A break is probably the first thing on your mind once busy season wraps up. Before you fully unplug, it’s worth pausing to think through a few key questions while everything is still fresh. A little reflection now can shape how your firm works and make next tax season run far more smoothly.
Question #1: Are we serving the right clients?
Not all clients feel the same when deadlines hit. Some move cleanly through your firm’s workflow, while other clients slow everything down. Now is the time to separate the two and take a closer look at which engagements actually worked for your team and your margins.
Look for patterns in communication, timing, and scope creep. Which clients required constant follow-up or last-minute fixes? This isn’t just about letting go of difficult work. It’s about being more intentional in who you serve, how you price it, and where your time goes next season.
Consider which engagements are worth carrying into next year and which clients may be better served by another CPA firm.
Question #2: What broke under pressure?
Busy season doesn’t just test capacity. It also typically reveals exactly where your systems start to bend.
Consider mapping out where work slowed or stopped moving altogether. Did too much rely on a single reviewer? Were handoffs unclear between team members? Did clients struggle with your intake process? The goal isn’t to fix everything at once, but to pinpoint the few pressure points that, if adjusted, would keep work flowing far more cleanly next time around.
Question #3: Did our team thrive or just survive?
You can learn a lot about your firm by how your team looked in March and April. Not just whether the work got done, but how it got done. Who stayed steady, who was stretched thin, and who quietly carried more than their share?
This is the time to ask what the season felt like from their side. Were expectations clear? Did workloads stay reasonable across roles? Where did stress build up? Addressing these issues now through staffing, training, or better planning can make next busy season feel far more balanced for everyone involved.
Question #4: Where are the growth opportunities hiding?
The best growth ideas tend to surface when you’re not looking for them, for example, a client asking a deeper question, or someone needing help beyond the tax return. During busy season, there’s rarely time to follow where those moments might lead.

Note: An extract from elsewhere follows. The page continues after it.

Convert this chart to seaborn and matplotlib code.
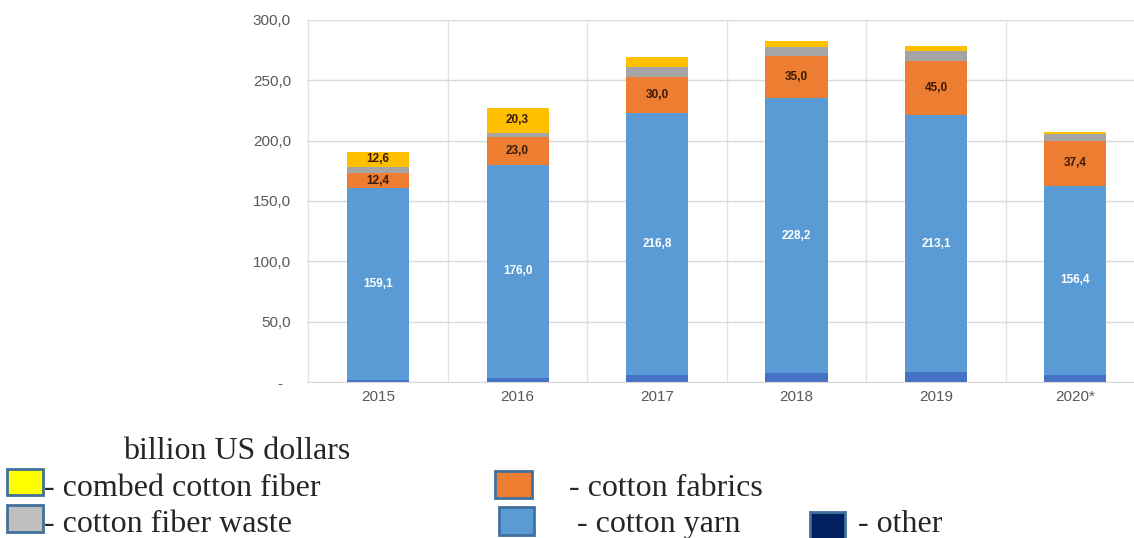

Now there is. Revisit these conversations and look for patterns. They often point to services you can define, price, and offer more intentionally. The opportunity isn’t to take on more work. It’s to shape the work clients are already asking for.
Turn reflection into action
The real value of post-April 15 reflection comes from acting on what you uncover. Firms that commit to several meaningful improvements right now position themselves for stronger client relationships and a more profitable year ahead.